▸ **Aim**: The lines to be extracted run from the start of the listing through the line containing "min_stock = 150"; copy them exactly and nothing else.

▸ **Provided data**:

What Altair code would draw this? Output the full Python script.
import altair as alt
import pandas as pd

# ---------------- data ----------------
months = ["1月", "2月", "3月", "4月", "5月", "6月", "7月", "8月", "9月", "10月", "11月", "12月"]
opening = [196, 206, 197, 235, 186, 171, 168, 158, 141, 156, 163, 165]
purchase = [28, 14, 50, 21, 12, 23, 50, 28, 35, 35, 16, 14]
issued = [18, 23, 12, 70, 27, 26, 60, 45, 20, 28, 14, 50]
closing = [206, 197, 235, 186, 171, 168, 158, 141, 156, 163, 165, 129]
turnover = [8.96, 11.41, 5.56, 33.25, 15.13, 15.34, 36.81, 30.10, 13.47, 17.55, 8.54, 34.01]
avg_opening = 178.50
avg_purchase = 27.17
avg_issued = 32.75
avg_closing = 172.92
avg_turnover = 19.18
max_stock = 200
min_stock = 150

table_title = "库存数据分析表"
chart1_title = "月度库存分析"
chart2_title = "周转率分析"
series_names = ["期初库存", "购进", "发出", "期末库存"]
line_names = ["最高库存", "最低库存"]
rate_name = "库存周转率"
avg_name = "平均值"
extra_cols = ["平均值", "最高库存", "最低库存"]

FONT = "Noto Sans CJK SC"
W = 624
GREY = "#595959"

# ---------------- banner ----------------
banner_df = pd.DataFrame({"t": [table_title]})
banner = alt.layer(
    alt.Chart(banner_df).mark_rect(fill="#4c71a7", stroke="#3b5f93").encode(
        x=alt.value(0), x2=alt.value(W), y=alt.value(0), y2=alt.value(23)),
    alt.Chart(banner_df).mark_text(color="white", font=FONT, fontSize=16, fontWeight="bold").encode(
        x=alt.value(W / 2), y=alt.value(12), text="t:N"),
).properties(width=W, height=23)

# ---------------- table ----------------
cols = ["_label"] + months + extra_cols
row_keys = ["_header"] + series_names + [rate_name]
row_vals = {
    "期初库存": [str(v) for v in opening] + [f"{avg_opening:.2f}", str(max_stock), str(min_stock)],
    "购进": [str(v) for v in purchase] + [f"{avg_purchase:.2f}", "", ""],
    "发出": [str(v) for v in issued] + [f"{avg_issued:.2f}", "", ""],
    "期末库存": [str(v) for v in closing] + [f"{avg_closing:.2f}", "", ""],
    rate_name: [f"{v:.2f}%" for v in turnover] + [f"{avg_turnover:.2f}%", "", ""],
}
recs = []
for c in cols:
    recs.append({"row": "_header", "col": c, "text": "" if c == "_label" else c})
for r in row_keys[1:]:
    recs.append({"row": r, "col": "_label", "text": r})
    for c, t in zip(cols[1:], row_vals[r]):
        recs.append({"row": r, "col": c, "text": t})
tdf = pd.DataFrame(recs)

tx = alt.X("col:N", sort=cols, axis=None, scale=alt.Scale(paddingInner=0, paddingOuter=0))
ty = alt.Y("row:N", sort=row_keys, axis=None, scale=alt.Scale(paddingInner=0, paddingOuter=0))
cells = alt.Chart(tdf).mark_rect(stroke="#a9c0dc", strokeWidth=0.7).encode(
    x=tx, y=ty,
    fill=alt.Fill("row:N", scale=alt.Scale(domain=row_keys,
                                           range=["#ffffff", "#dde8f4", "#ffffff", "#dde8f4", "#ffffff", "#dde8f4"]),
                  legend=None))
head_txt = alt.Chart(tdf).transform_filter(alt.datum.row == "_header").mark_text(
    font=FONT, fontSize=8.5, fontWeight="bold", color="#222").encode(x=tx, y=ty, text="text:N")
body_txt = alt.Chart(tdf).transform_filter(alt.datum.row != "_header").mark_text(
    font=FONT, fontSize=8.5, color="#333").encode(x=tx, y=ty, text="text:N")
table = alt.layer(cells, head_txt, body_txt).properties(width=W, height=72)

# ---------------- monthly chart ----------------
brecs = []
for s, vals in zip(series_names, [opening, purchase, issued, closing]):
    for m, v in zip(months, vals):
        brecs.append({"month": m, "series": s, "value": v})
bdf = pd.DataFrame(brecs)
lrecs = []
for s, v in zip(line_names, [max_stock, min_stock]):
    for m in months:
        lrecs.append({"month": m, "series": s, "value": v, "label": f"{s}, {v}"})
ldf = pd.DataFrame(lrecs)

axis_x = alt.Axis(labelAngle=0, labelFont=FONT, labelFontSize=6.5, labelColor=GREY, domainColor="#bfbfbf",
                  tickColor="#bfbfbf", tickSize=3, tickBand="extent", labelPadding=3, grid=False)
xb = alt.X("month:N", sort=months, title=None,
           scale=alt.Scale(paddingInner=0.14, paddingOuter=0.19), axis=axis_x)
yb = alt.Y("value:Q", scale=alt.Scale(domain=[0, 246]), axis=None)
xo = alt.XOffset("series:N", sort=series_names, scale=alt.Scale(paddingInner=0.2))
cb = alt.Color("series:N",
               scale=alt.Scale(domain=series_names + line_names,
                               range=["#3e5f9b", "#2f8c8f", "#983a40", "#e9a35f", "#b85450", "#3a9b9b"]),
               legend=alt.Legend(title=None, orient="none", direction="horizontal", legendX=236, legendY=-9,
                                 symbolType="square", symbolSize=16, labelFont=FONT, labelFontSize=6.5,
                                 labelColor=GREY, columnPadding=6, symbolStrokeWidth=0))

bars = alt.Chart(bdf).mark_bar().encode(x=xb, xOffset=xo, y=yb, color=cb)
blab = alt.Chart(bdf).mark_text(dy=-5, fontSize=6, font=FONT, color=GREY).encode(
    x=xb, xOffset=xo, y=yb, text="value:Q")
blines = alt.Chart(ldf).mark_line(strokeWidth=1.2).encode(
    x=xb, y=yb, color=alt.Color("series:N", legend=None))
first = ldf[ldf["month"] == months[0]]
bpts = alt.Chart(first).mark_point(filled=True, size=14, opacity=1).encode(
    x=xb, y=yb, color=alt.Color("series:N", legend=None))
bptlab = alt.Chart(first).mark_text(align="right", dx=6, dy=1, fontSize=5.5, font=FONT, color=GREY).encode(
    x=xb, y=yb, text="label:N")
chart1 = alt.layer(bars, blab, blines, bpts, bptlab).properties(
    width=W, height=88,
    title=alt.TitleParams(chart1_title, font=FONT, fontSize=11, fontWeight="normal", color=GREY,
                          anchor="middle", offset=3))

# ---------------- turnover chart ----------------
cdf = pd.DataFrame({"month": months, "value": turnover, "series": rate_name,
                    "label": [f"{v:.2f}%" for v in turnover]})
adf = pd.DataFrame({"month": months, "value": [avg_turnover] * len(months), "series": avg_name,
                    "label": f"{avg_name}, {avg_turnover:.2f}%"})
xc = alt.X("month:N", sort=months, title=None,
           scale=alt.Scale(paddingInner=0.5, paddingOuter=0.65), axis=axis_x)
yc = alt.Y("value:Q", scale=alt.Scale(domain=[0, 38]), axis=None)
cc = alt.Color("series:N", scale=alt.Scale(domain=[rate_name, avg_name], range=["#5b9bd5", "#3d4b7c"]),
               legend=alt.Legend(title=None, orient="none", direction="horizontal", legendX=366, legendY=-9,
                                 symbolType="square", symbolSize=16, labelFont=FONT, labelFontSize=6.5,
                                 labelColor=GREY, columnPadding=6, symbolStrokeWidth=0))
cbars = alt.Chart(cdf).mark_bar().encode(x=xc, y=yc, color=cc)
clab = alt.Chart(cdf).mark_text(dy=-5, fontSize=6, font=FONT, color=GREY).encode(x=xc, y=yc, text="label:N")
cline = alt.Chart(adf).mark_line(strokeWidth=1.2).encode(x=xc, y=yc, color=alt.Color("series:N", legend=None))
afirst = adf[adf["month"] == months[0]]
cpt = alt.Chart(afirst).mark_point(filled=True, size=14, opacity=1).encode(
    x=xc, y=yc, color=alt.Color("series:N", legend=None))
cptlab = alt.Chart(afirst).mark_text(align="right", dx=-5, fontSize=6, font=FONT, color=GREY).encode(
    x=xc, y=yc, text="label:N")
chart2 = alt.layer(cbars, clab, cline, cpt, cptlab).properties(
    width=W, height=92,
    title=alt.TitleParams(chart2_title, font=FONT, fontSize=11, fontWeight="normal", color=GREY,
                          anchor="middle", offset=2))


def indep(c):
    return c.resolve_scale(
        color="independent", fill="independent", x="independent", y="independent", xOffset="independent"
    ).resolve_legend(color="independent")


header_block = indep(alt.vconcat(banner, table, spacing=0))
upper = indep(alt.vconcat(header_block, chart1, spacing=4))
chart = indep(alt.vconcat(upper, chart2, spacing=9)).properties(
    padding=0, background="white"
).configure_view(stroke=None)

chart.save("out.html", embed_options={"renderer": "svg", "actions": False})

▸ **Correct response**:
What Altair code would draw this? Output the full Python script.
import altair as alt
import pandas as pd

# ---------------- data ----------------
months = ["1月", "2月", "3月", "4月", "5月", "6月", "7月", "8月", "9月", "10月", "11月", "12月"]
opening = [196, 206, 197, 235, 186, 171, 168, 158, 141, 156, 163, 165]
purchase = [28, 14, 50, 21, 12, 23, 50, 28, 35, 35, 16, 14]
issued = [18, 23, 12, 70, 27, 26, 60, 45, 20, 28, 14, 50]
closing = [206, 197, 235, 186, 171, 168, 158, 141, 156, 163, 165, 129]
turnover = [8.96, 11.41, 5.56, 33.25, 15.13, 15.34, 36.81, 30.10, 13.47, 17.55, 8.54, 34.01]
avg_opening = 178.50
avg_purchase = 27.17
avg_issued = 32.75
avg_closing = 172.92
avg_turnover = 19.18
max_stock = 200
min_stock = 150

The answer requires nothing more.